La Haute juridiction justifie sa position par la nécessité de faciliter la présence syndicale dans l’entreprise. En effet, elle explique que le législateur, en ratifiant les ordonnances de 2017, « a entendu éviter l'absence de délégué syndical dans les entreprises ». L’objectif de la Cour est ainsi d’éviter les situations de blocages dans lesquelles un syndicat se retrouverait contraint de désigner un candidat qui n’en est plus membre. L’avocate générale craint que dans cette hypothèse, « le choix [puisse] alors être de se priver d’un représentant au sein de l’entreprise ».

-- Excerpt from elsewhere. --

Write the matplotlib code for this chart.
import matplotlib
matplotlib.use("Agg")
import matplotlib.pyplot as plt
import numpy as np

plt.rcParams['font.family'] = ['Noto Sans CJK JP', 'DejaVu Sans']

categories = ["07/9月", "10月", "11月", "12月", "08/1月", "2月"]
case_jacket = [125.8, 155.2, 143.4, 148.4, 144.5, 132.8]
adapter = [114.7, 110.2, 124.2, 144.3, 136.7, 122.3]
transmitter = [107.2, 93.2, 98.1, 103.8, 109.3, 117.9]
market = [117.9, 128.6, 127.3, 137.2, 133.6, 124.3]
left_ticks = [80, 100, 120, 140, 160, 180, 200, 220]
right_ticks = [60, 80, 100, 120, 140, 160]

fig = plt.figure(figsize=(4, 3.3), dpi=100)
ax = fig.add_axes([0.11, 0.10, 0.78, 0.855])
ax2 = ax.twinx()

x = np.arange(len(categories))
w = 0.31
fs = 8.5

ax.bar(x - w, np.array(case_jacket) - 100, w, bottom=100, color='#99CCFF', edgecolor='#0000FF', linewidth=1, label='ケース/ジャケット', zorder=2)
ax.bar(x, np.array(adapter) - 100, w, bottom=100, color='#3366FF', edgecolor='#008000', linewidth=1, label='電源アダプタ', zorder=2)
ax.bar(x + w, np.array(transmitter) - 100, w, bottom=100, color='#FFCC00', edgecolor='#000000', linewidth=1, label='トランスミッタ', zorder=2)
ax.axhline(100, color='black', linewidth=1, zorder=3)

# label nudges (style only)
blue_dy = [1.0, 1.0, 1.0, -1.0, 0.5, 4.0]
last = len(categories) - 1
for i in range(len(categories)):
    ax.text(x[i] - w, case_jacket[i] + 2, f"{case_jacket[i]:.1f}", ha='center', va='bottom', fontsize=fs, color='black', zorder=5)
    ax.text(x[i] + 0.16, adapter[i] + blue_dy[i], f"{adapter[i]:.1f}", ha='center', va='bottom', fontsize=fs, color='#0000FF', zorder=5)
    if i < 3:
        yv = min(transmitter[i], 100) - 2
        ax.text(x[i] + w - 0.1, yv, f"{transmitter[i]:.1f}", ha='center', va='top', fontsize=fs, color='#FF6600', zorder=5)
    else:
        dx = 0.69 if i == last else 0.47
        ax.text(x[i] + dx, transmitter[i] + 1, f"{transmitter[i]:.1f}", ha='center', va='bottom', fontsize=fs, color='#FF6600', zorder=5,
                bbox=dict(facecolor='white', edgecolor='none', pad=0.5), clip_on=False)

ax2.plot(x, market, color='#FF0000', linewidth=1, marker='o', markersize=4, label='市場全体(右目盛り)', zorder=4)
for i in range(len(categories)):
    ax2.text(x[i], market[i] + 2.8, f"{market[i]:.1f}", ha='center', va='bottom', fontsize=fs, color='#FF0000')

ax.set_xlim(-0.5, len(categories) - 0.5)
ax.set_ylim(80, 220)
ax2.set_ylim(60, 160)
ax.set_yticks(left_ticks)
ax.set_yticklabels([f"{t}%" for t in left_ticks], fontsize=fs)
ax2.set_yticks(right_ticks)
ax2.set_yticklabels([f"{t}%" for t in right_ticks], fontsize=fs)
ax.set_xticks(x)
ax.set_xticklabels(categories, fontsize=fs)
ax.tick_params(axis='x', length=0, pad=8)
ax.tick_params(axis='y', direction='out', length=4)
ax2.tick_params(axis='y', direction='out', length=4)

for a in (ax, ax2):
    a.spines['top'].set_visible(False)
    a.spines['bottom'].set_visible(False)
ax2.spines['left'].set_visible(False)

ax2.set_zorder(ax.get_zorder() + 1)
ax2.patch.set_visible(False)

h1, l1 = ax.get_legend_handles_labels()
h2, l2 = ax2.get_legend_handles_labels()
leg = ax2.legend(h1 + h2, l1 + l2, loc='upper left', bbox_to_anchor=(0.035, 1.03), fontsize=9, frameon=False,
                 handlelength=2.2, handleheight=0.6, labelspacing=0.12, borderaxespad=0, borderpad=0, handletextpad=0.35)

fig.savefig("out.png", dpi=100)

La CFDT salue cette solution qui préserve la liberté de l’organisation syndicale désignatrice dans un contexte où celle-ci avait fait le choix initial de présenter sur ses listes des salariés adhérents.


(1) Art. L.2143-3 C.trav.

(2) Il peut désigner des candidats présentés sous une autre étiquette mais il n’a pas l’obligation de leur proposer avant de pouvoir désigner un adhérent.

(3) Cass.soc.12.04.18, n° 17-60.197.

(4) Cass. soc.26.03.14, n° 13-20.398 ; ayant admis la possibilité pour un syndicat de désigner un adhérent lorsque les candidats de ce syndicat ne versent plus leur cotisation syndicale.

(5) Cass.soc.27.07.2013 n° 12-18.828.